I’ve already explained my reason for writing, journaling, and blogging my story. But something was missing. I didn’t hit the mark. I talked about some things I hope to accomplish. But I think there is a greater mission. At the core, I think we ALL should write at least part of our stories and pass them down to future generations.

If you like following chains of thoughts, this is for you. It’s a bit of an odd story, and it begins with a terrifyingly graphic movie.

I was seventeen, living in an apartment with two friends. Brad Pitt’s new movie Se7en hit the theaters. I had no clue what I was in for.

I’ll spare you the film’s gritty details. Kevin Spacey plays this psycopath who has this secret room in his lair full of notebooks. They’re all journals in which he’s written all the details of his thoughts and experiences. And Morgan Freeman’s character marvels at the sheer number of notebooks, saying,

No dates. Placed on the shelves in no discernible order. Just his mind poured out on paper.

That was all it took. I was hooked. A chain reaction of thoughts set off in my brain that couldn’t be stopped. This man’s mind “poured out on paper.” Nothing lost. Everything preserved. It didn’t matter to me that he was evil, insane, and mentally unstable. He had accomplished something that made me envious. He hadn’t lost his thoughts to the ether.

How many questions had I asked without receiving an answer? How many intuitions had I forgotten? How many inspirations? No one would ever know again on this side of eternity.

Act on Inspiration, No Matter How Unlikely

That night, I began journaling. I was a frantic ball of teenage hopes, insecurities and emotional wounds, but I began recording every thought as it came to me. I knew that I could never capture everything, but I wanted to keep as much as I possibly could.

Twenty years later, Brad Pitt still looks amazing and I have about thirty journals full of ideas, questions, and concerns. My pace has slowed quite a bit and I have no illusions of recording every thought. My writing has seasoned over time, though the writing style itself could probably use some polish. But they’re my words. They contain my pursuit of the answers and ideas I’ve needed most.

Whether or not my grandchildren and great grandchildren ever choose to read them, I hope to give them the opportunity to know these three things:

  1. Where they come from
  2. What it means to be an adult in this crazy world
  3. They are not alone

As each child faces difficult questions for the first time, we often have no one beside us, talking us through the painful scrutiny of meaning and consequence. I had no one to talk with, and I believed my thoughts were mine alone. It was very isolating. How many years were wasted and opportunities lost because I didn’t know what I didn’t know?
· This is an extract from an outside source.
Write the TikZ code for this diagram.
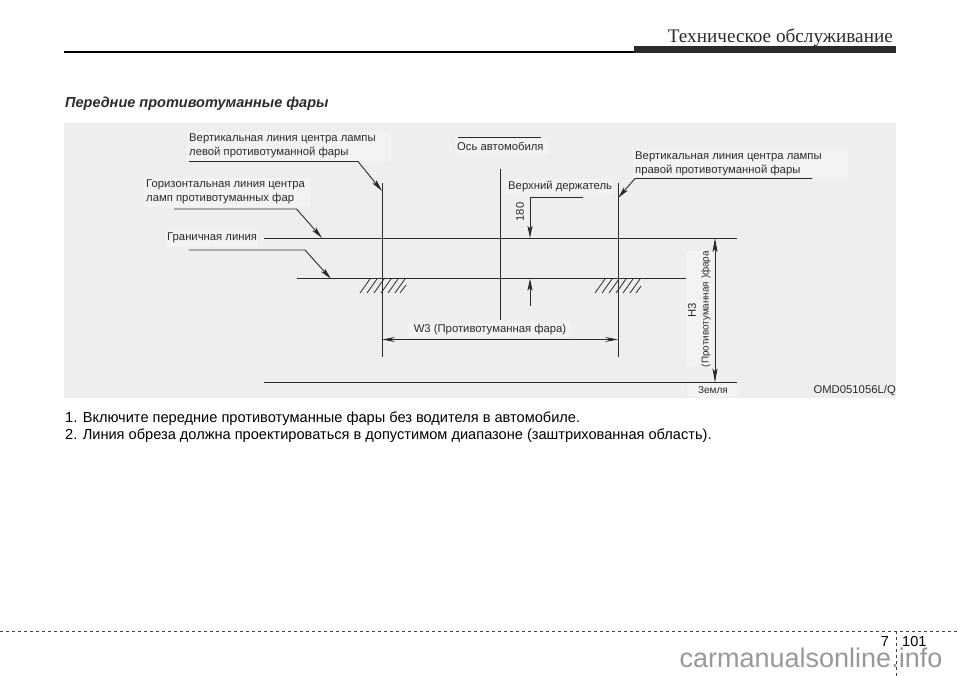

Just this week, I was reading the memoirs of a local Franklin, TN man. He was asked to speak publicly about what he saw in WWII at Dachau, which he had never been able to bring himself to talk about. One of the survivors told him,

You know, when you die you are going to take all you know with you. Nobody will ever be able to know what you saw.

The same is true for what we learn. For our experiences. We don’t have to share them. But what we fail to share is lost forever. And as a man who has desperately searched for historical references and stories regarding the land our family now occupies, I can tell you that there is a sense of tragic loss when an old man can’t remember a name or a story. That story is lost forever.

But it didn’t have to be.

We Owe Our Grandchildren Something

This is the WHY behind my journaling and writing. The idea of Regret is a powerful motivator. What will you regret not sharing when it’s all said and done? What stories will never live on to inform and empower a new generation of sons and daughters?

Our children’s children deserve the opportunity to not face the world blindly like we have.